Though Blake wrote that blurt partly as part of a messy professorial slap fight with other savants, the declaration echoes as effectively now as it ever has. Or did we really take for granted that Trump’s insistence that Iran “open the fuckin Strait” was solely targeting their civilization. Is he so desperately unhappy in his skin that he is ready to take us all out with him in a frantic spate of—"frankly, power”?
A striking amount of Roszak’s predictions now seem to have gown into verities.
Mar-a-Lago world has always existed for the plutocrats, it seems: “The strategy chosen,” writes Roszak in assessing how morals can decay, “is not harsh repression, but rather the Playboy version of total permissiveness, which now imposes its image upon us in every slick movie and posh magazine that comes along.
" In the affluent society, we have sex and sex galore, or so we are to believe. But when we look more closely, we see that this sybaritic promiscuity wears a special social coloring.
"It has been assimilated to an income level and social status available only to our well-heeled junior executives and the jet set. After all, what does it cost to rent these yachts …in which our playboys sail off for orgiastic swimming parties in the Bahamas.”
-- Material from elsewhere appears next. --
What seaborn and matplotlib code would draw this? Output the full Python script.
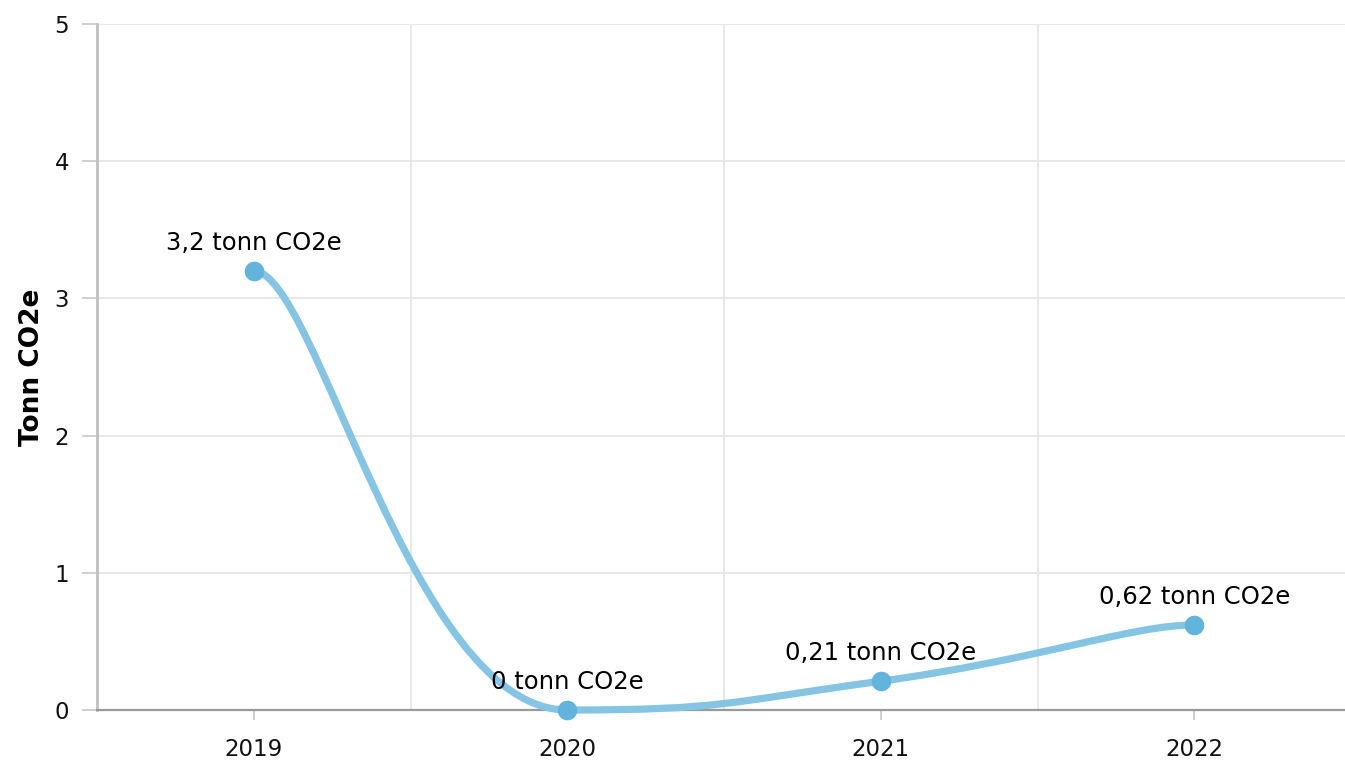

So soldier on, Bruce, we’re with you.
Might we just close with three of William Blake’s “Proverbs from Hell”? (Remember, he was prosecuted in 1803 for shouting at one of bis majesty’s solders, “Damn the King!” )
They could be warning signs, it seems, for dealing with Trump:
He whose face gives no light, shall never become a star.
Expect poison from the standing water.
The weak in courage is strong in cunning.